What is required:
List each line of the data in which the string "this" appears.
* begin Entries shown *
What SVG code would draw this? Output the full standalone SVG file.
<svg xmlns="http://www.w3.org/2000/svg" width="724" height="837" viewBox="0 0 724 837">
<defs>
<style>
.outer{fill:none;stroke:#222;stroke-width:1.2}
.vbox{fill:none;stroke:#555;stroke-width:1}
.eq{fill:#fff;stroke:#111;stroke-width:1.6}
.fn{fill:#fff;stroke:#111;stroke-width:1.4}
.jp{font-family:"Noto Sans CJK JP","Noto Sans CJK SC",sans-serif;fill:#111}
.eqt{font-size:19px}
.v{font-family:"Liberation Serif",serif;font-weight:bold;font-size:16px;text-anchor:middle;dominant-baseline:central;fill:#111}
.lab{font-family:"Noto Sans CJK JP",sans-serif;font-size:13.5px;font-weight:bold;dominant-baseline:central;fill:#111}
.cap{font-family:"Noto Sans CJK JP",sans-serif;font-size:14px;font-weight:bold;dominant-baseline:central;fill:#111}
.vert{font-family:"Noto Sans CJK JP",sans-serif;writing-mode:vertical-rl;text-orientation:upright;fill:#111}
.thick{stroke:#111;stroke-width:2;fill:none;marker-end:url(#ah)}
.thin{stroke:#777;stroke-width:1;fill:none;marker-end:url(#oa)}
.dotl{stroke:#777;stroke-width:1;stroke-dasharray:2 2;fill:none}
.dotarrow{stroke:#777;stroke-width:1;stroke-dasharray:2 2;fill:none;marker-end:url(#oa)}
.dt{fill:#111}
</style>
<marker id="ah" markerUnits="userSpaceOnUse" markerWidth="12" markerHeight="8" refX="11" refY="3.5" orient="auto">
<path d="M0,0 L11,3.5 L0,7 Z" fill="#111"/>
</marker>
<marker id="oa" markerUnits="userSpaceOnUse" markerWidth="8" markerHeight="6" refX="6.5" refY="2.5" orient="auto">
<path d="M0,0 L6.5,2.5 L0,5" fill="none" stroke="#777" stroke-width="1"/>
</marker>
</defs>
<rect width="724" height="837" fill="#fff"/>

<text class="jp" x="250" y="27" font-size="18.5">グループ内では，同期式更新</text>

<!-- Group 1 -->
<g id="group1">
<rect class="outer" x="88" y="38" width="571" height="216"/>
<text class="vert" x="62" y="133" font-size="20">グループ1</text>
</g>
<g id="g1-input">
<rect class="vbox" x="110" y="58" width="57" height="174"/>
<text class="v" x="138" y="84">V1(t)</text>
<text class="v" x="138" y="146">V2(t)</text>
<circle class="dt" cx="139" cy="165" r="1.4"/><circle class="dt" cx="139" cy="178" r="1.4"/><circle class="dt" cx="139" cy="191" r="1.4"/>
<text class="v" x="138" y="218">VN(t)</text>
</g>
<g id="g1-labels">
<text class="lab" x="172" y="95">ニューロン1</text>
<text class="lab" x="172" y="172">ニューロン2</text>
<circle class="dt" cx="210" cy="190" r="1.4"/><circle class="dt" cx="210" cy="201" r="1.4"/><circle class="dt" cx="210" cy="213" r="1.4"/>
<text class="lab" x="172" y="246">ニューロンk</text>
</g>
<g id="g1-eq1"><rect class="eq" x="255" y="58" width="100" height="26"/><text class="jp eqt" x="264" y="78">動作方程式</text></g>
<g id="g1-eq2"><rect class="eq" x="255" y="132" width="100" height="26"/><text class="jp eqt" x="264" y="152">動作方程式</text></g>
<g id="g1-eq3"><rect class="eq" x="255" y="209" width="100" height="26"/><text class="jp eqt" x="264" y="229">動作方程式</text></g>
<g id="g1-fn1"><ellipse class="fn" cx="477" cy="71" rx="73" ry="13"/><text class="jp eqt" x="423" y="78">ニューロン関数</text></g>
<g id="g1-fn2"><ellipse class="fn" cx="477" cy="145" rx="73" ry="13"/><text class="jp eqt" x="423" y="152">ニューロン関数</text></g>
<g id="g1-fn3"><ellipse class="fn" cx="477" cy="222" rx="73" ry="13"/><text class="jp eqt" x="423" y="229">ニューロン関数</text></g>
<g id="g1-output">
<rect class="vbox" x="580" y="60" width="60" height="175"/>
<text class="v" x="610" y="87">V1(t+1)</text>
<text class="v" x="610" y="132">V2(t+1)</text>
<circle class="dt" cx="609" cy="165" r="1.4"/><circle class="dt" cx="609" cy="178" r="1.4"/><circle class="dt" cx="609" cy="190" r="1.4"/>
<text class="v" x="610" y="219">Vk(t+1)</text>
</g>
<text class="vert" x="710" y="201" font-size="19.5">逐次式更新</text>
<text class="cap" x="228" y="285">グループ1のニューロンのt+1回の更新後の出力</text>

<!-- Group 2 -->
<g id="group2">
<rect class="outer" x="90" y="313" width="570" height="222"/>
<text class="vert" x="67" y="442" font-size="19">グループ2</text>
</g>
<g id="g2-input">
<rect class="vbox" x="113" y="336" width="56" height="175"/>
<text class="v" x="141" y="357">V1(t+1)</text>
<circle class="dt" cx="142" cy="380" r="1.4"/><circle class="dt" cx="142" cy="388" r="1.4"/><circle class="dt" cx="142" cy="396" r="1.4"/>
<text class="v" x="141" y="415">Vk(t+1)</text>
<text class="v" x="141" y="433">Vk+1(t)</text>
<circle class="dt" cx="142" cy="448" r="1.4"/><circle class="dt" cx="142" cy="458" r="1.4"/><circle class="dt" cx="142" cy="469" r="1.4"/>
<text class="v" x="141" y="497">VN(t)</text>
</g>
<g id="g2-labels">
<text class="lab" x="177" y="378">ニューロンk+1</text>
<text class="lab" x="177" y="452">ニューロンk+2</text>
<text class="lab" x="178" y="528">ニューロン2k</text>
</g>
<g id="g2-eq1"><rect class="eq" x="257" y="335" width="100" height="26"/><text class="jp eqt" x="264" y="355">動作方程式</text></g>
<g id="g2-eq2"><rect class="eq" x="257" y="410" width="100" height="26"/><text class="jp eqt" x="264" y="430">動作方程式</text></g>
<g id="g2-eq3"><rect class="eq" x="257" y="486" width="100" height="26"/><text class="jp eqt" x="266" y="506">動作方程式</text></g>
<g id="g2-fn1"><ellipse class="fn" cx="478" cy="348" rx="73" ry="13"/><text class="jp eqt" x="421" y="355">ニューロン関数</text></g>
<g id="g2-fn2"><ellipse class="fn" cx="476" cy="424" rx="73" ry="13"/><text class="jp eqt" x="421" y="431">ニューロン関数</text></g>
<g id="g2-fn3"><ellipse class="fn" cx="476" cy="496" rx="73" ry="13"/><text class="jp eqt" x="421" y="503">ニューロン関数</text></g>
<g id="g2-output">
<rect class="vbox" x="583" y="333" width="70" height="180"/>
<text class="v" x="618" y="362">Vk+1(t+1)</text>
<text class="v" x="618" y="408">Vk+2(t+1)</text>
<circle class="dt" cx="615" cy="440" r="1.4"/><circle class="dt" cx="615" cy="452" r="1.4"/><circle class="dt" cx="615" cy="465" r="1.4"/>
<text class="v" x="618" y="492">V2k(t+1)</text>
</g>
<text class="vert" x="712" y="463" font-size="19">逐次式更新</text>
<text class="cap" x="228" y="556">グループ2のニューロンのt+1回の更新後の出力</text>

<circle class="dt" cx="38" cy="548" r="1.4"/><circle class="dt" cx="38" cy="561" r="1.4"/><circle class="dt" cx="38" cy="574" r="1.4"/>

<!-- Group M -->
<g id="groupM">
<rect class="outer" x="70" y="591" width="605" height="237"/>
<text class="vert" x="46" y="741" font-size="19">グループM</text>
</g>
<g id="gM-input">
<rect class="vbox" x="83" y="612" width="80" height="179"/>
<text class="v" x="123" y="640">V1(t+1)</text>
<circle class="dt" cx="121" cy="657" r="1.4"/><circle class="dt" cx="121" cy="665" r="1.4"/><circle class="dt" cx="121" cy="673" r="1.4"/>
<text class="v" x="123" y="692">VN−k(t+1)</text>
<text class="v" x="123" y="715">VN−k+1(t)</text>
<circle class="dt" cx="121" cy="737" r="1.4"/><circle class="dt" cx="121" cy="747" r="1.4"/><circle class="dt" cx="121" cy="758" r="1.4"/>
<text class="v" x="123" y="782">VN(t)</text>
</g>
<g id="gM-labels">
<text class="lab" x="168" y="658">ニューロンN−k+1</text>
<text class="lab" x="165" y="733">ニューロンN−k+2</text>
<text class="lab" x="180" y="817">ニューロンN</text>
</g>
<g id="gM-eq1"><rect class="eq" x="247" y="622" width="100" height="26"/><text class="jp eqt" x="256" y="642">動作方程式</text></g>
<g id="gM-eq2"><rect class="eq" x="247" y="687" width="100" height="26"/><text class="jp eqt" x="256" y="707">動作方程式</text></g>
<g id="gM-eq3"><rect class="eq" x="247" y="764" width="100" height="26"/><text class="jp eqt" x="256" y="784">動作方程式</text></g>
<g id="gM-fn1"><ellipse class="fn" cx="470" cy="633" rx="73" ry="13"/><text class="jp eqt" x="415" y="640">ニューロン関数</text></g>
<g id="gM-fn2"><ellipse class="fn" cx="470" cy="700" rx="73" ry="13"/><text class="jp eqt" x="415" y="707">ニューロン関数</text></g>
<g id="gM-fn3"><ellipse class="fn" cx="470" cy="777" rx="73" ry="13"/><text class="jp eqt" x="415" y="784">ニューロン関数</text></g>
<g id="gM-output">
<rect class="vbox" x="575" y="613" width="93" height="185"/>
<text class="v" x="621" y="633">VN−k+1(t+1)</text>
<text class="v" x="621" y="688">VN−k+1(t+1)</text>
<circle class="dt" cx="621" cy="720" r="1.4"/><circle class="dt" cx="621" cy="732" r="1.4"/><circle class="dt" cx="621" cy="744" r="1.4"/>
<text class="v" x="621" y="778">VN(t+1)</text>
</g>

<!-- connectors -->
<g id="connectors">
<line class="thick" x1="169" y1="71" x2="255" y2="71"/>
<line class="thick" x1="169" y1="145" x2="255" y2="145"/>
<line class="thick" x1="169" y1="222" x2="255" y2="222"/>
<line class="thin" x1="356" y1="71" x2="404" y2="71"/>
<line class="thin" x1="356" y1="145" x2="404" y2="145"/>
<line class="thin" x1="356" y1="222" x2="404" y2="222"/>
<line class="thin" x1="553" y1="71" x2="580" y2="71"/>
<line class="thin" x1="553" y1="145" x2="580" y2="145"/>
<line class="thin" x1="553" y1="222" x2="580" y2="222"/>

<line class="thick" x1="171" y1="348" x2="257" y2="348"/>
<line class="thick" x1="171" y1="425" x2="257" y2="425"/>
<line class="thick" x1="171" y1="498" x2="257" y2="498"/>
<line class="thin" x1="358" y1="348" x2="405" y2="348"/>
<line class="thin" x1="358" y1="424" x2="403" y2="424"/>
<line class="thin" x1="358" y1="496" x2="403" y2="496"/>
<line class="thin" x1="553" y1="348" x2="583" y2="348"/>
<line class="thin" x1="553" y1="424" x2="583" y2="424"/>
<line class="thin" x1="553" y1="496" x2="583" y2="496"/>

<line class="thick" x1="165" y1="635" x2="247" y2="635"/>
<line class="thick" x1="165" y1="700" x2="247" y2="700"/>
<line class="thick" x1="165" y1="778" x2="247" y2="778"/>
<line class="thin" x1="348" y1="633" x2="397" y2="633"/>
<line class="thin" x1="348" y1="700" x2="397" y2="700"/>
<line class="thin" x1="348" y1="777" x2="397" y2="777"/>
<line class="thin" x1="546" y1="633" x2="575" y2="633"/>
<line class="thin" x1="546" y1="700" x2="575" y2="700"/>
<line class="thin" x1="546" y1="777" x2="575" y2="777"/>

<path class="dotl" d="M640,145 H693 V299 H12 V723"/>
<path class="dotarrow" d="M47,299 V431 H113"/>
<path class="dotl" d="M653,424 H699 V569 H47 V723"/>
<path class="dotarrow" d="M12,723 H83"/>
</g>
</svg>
* end Entries shown *
* begin Entries shown *
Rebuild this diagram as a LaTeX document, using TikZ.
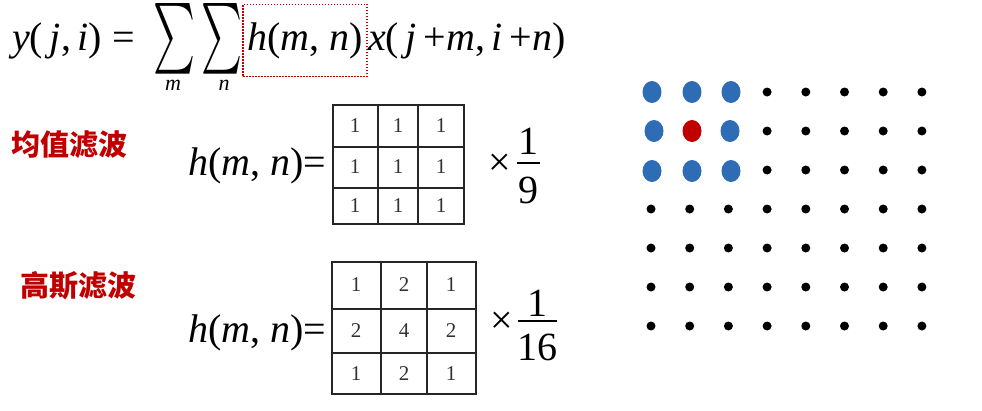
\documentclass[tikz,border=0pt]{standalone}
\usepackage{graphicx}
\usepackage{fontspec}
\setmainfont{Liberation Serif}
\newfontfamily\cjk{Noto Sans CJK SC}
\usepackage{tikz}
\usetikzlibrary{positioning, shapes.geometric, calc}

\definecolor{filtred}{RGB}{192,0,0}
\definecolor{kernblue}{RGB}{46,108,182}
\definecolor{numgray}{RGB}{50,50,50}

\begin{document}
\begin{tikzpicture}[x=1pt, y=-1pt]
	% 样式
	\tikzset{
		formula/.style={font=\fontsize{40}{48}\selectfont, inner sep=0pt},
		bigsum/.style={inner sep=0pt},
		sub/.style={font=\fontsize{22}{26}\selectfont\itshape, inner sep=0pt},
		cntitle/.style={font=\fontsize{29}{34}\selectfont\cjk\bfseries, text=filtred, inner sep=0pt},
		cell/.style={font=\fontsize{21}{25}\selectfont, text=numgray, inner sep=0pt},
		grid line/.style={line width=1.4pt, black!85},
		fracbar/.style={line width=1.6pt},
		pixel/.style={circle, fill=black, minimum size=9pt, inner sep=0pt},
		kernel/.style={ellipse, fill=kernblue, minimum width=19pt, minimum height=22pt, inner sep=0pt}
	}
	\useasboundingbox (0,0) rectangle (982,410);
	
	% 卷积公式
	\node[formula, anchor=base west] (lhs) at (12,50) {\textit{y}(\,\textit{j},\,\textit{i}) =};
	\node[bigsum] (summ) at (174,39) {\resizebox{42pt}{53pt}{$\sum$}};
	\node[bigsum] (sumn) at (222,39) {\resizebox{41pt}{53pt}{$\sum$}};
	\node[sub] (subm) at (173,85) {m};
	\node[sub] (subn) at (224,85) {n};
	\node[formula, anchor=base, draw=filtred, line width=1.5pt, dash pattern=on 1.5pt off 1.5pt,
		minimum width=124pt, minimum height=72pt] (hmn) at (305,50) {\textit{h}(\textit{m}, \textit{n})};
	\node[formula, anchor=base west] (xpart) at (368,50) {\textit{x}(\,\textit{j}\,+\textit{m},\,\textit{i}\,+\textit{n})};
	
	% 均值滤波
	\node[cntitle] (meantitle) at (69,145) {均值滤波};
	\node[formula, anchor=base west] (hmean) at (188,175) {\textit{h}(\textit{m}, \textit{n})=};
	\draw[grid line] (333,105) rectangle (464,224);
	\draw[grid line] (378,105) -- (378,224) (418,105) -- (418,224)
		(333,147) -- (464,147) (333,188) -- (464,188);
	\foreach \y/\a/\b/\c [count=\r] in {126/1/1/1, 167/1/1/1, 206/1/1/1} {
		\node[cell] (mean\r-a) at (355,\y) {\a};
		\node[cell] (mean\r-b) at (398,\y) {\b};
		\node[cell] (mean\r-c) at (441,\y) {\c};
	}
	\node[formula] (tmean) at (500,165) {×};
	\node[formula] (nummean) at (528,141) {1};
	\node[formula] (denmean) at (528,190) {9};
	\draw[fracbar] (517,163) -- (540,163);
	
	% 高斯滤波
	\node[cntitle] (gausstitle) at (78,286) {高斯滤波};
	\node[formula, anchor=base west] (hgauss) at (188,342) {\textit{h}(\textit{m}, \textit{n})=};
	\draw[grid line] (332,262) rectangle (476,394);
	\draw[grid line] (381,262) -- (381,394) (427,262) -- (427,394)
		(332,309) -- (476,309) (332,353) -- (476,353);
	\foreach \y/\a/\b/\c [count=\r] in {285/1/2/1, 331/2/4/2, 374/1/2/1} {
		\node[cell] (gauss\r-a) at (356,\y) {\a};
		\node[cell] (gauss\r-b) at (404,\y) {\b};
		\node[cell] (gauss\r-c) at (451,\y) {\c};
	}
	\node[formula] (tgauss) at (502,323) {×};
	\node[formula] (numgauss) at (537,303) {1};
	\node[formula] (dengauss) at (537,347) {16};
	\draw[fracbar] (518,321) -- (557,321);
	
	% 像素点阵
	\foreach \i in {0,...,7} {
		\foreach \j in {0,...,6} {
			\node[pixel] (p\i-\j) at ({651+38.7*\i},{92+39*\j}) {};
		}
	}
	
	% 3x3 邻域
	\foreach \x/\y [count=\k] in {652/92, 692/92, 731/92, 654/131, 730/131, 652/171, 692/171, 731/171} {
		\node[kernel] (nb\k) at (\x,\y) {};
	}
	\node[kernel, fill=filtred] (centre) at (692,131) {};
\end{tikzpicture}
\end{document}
* end Entries shown *
Solution below:
What SVG code would draw this? Output the full standalone SVG file.
Rebuild this diagram as a LaTeX document, using TikZ.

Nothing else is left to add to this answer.